Ultimately, the Mojave car graveyards stand as a cautionary monument. The impact of corporate misconduct stretches far beyond balance sheets, reaching streets, bodies, and ecosystems. The lesson is simple but urgent: without accountability and transparency, even the most trusted brands can become symbols of betrayal.
Who Really Pays the Price?
The haunting images of Audis and Volkswagens stranded in the Mojave Desert are more than a bizarre footnote in automotive history. They are a mirror reflecting what happens when short-term profit eclipses long-term responsibility. Dieselgate cost $36 billion, but the bigger price was the hit to trust, the exposure of corporate dishonesty, and the reminder that hidden choices ripple into real life.
For readers and consumers alike, the lesson lingers: accountability matters. Regulations may seem invisible until they fail, but their role in protecting health and the environment is profound. Corporate promises about sustainability and innovation deserve scrutiny, not blind acceptance.

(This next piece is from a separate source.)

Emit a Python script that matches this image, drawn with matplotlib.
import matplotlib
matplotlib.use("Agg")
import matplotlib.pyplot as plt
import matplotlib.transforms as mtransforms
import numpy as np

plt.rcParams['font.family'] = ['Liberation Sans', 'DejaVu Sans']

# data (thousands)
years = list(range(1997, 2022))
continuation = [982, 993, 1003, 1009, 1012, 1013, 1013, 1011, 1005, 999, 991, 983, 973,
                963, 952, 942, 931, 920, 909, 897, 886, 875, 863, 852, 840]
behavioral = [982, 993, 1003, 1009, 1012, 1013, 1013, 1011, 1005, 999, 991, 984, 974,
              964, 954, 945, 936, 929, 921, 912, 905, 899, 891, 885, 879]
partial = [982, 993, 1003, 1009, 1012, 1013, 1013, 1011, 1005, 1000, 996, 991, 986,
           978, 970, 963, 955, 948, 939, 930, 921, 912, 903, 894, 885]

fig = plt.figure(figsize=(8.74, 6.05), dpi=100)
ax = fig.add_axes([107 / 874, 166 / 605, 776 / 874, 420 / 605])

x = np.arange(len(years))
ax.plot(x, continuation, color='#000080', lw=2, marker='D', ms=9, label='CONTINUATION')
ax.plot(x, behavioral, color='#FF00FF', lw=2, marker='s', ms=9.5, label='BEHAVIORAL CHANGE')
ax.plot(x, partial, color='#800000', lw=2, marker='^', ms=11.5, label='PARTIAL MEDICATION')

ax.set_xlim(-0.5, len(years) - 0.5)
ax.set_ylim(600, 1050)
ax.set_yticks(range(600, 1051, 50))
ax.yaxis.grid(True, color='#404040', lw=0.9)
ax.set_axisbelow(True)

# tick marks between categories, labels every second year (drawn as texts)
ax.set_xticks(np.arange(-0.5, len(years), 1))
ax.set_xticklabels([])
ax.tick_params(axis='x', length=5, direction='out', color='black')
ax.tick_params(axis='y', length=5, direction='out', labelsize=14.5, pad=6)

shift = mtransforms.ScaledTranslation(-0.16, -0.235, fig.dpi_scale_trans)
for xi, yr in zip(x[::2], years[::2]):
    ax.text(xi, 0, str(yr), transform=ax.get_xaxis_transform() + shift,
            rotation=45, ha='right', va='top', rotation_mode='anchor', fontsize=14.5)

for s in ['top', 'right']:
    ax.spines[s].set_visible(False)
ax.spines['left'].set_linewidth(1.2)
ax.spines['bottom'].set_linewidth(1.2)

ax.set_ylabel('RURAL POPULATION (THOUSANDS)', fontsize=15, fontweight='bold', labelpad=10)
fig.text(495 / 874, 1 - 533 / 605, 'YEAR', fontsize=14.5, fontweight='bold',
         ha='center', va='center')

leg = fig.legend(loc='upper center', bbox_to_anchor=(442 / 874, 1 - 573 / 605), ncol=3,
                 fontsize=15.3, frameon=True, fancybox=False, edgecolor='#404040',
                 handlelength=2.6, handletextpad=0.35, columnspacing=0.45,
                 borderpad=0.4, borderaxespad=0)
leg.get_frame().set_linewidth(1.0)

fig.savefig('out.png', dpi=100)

And yet, there is also a path forward. The fallout from Dieselgate has accelerated a global shift toward cleaner technologies, stricter oversight, and a demand for greater transparency. The Mojave car graveyard may eventually fade from memory, but its symbolism endures: a stark warning that when trust is broken, the cost can be measured not just in billions, but in lives, communities, and the environment we all share.